--- Begin INFORMATION PROVIDED ---
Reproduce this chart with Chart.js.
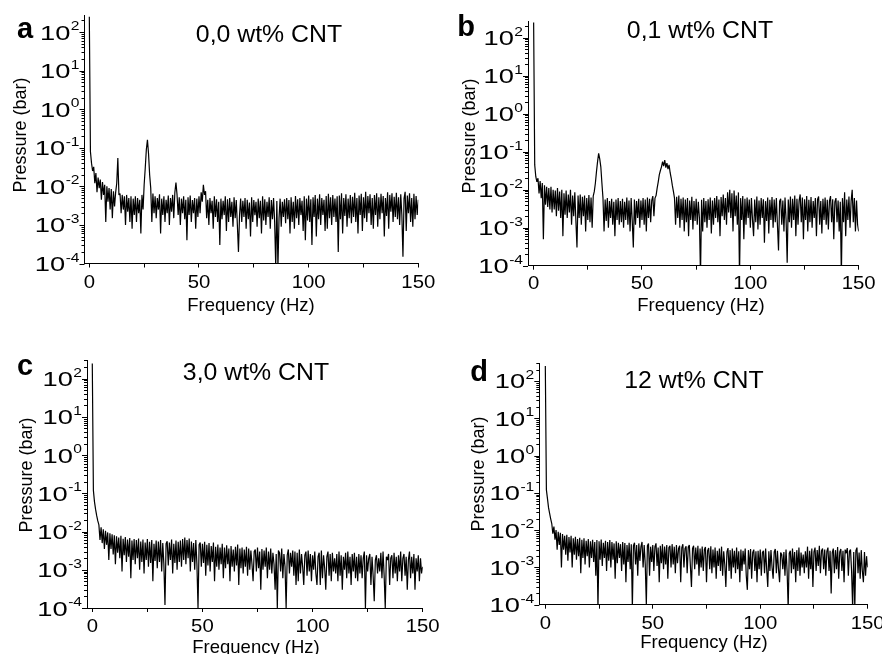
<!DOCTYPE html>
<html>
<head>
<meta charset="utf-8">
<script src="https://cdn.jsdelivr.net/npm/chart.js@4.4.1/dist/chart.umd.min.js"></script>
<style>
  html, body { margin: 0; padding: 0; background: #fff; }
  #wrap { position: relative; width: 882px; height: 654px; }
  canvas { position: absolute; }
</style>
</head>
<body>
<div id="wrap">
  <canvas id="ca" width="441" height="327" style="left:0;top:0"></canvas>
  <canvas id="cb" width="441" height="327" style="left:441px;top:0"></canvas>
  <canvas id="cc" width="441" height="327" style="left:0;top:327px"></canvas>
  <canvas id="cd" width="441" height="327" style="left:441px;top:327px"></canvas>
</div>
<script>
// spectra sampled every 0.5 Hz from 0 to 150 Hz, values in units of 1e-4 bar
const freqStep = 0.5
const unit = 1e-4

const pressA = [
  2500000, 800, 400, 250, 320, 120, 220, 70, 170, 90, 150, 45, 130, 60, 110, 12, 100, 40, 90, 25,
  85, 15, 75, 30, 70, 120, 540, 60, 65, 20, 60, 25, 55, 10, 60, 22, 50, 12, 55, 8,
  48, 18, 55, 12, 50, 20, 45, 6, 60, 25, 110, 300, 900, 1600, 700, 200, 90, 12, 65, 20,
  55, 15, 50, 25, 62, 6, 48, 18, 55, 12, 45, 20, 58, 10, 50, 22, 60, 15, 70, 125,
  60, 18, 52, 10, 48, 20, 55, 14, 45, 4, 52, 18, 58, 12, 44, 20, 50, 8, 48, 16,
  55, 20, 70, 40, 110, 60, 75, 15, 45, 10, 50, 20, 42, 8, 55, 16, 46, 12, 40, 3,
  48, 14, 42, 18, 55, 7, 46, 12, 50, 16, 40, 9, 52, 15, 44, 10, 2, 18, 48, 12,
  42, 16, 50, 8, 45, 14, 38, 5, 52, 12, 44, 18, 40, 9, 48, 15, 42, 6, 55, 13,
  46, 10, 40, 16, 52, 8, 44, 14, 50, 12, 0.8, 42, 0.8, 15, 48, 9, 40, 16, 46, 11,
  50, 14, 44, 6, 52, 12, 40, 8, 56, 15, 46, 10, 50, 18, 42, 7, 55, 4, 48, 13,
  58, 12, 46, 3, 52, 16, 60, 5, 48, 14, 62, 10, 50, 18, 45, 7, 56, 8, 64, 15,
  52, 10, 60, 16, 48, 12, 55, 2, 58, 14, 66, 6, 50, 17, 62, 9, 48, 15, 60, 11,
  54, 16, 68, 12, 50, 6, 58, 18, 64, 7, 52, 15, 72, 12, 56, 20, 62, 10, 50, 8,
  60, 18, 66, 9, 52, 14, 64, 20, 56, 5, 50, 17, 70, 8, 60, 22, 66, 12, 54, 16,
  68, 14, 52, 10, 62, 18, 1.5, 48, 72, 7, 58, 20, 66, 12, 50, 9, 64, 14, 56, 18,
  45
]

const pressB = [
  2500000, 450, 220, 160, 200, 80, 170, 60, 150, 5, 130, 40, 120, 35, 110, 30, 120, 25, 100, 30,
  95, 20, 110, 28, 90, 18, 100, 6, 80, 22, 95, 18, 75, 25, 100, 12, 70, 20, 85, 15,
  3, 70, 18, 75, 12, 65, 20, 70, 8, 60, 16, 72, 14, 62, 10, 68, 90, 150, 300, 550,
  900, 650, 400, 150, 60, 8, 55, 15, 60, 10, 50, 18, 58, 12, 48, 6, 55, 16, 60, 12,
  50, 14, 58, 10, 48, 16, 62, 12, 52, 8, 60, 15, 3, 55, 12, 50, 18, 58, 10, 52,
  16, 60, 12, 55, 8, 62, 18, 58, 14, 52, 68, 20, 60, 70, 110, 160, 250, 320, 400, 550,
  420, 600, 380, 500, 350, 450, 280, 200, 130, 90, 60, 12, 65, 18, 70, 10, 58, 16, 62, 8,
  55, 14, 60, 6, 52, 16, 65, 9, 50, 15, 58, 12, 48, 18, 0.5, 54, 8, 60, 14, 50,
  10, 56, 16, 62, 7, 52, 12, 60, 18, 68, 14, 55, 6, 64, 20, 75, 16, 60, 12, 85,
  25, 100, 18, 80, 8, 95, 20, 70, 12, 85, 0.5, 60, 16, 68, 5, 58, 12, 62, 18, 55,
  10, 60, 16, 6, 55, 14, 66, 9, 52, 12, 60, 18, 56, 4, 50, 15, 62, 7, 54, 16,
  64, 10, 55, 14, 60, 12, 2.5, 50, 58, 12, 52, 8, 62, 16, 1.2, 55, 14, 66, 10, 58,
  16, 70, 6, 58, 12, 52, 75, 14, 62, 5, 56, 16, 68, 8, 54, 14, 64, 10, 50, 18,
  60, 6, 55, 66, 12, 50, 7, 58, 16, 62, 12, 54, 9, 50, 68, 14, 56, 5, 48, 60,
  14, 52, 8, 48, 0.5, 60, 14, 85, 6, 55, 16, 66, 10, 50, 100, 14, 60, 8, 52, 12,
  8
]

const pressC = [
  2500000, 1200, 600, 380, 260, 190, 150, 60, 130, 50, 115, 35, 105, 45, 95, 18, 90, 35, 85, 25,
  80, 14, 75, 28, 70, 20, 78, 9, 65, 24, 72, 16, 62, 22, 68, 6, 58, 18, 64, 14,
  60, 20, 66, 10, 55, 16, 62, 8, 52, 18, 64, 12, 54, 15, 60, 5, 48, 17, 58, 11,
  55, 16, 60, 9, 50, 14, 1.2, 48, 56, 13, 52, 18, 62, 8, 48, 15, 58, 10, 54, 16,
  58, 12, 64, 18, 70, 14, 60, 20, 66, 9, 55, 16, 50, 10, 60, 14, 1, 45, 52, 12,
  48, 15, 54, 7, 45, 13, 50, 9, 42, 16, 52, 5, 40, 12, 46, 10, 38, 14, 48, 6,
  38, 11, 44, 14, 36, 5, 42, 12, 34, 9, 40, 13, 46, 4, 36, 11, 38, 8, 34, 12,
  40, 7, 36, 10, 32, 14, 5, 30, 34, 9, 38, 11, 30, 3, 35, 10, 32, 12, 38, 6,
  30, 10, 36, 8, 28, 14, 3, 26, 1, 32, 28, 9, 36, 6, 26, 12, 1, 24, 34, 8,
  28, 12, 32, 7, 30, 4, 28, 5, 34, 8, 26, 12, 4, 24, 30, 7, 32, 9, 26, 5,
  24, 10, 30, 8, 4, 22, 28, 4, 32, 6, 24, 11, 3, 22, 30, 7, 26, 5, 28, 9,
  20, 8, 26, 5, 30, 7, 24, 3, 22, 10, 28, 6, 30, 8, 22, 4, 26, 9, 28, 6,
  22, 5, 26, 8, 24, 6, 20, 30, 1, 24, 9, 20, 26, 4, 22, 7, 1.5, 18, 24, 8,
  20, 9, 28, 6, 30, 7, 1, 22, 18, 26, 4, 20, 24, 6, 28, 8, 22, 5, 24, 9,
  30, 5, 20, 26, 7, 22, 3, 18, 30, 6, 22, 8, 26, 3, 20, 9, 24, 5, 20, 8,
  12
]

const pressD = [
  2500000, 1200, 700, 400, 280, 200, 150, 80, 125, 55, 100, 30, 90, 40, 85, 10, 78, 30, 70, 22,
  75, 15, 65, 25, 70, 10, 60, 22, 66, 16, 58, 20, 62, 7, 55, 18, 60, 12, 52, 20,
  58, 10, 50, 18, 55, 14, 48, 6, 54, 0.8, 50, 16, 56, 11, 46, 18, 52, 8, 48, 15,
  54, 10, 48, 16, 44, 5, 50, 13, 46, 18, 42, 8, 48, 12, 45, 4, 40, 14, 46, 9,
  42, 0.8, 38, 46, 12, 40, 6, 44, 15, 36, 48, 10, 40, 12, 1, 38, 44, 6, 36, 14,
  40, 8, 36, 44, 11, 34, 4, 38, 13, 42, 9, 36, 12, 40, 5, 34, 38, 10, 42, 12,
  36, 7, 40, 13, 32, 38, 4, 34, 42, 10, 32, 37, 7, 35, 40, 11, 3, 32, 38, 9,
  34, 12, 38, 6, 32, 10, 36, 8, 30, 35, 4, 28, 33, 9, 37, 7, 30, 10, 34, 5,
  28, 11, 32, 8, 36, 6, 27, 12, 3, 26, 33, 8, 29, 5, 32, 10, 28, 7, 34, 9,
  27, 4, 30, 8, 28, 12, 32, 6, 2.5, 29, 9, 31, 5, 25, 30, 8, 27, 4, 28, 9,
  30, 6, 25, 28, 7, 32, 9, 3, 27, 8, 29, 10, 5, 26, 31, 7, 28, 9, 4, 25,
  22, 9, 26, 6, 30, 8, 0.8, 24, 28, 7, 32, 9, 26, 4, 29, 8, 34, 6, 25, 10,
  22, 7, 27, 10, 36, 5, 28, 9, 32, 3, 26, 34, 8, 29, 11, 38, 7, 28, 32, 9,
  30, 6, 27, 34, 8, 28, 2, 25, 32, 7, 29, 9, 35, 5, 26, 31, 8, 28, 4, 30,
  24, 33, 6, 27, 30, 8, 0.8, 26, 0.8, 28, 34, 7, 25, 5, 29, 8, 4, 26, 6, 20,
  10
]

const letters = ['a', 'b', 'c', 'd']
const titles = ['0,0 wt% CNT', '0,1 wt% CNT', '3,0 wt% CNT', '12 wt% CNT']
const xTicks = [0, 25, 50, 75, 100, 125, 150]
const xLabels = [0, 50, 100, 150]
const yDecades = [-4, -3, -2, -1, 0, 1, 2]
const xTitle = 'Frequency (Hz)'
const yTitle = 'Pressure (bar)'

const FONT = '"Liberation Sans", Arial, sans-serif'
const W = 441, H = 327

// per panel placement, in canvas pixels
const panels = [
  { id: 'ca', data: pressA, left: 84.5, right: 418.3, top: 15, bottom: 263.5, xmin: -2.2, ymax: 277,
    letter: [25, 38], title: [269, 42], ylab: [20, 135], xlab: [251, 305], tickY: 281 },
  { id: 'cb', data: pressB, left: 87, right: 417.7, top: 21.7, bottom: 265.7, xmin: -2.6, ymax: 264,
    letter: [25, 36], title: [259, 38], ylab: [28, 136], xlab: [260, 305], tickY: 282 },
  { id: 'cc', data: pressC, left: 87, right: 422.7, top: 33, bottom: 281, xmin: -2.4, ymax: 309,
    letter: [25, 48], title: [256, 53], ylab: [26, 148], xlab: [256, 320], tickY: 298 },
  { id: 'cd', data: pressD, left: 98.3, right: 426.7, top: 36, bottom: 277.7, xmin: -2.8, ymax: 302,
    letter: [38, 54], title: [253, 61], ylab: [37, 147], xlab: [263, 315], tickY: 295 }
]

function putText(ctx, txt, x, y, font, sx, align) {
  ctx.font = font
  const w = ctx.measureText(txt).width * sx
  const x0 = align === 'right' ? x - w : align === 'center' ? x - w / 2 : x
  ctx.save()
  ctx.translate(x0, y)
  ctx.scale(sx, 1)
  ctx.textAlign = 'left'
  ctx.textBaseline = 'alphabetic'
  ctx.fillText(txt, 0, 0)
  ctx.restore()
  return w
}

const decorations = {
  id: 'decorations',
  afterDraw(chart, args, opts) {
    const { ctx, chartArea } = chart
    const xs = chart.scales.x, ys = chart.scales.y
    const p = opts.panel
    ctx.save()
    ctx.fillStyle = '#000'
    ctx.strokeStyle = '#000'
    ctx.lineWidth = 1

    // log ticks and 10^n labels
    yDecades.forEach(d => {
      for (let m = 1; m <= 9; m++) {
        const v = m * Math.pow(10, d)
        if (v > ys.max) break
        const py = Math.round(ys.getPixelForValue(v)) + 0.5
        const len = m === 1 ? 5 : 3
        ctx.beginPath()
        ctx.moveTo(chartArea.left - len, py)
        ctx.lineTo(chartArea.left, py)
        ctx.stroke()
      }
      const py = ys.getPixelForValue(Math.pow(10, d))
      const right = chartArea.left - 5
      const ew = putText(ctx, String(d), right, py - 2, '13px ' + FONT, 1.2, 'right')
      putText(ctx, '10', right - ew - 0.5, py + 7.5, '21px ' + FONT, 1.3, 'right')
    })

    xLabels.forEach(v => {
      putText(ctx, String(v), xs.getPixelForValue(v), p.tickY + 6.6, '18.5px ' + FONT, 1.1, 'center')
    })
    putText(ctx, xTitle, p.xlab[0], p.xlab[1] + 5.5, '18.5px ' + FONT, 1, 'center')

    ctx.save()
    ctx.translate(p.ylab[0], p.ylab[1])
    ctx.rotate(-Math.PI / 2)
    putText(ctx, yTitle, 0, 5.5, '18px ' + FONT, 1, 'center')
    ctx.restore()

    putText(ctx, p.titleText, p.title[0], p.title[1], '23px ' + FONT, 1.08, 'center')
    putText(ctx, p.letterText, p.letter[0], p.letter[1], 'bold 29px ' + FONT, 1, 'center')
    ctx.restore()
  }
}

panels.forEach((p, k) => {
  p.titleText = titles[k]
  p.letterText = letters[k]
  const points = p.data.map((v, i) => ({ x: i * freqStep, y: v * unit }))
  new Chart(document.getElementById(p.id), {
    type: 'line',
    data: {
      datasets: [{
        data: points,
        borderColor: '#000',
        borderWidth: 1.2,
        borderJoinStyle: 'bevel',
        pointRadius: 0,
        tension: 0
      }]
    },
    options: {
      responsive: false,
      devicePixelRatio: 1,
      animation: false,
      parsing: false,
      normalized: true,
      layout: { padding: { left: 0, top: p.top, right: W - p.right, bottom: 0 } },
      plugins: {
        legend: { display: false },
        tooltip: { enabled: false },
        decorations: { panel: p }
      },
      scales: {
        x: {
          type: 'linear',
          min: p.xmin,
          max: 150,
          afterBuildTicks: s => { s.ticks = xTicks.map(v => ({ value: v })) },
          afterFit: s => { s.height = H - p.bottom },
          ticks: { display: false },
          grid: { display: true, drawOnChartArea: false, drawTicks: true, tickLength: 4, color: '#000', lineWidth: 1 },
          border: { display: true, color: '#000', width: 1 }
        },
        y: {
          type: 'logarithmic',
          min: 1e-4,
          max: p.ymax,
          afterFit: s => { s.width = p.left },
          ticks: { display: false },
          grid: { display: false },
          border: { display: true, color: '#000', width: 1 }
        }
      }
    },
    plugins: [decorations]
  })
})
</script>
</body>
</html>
--- End INFORMATION PROVIDED ---
Everything from the first line of the listing above through the line that contains "const unit = 1e-4" is to be restated word for word, minus the pictures.

ANSWER TO THIS EXERCISE>
Reproduce this chart with Chart.js.
<!DOCTYPE html>
<html>
<head>
<meta charset="utf-8">
<script src="https://cdn.jsdelivr.net/npm/chart.js@4.4.1/dist/chart.umd.min.js"></script>
<style>
  html, body { margin: 0; padding: 0; background: #fff; }
  #wrap { position: relative; width: 882px; height: 654px; }
  canvas { position: absolute; }
</style>
</head>
<body>
<div id="wrap">
  <canvas id="ca" width="441" height="327" style="left:0;top:0"></canvas>
  <canvas id="cb" width="441" height="327" style="left:441px;top:0"></canvas>
  <canvas id="cc" width="441" height="327" style="left:0;top:327px"></canvas>
  <canvas id="cd" width="441" height="327" style="left:441px;top:327px"></canvas>
</div>
<script>
// spectra sampled every 0.5 Hz from 0 to 150 Hz, values in units of 1e-4 bar
const freqStep = 0.5
const unit = 1e-4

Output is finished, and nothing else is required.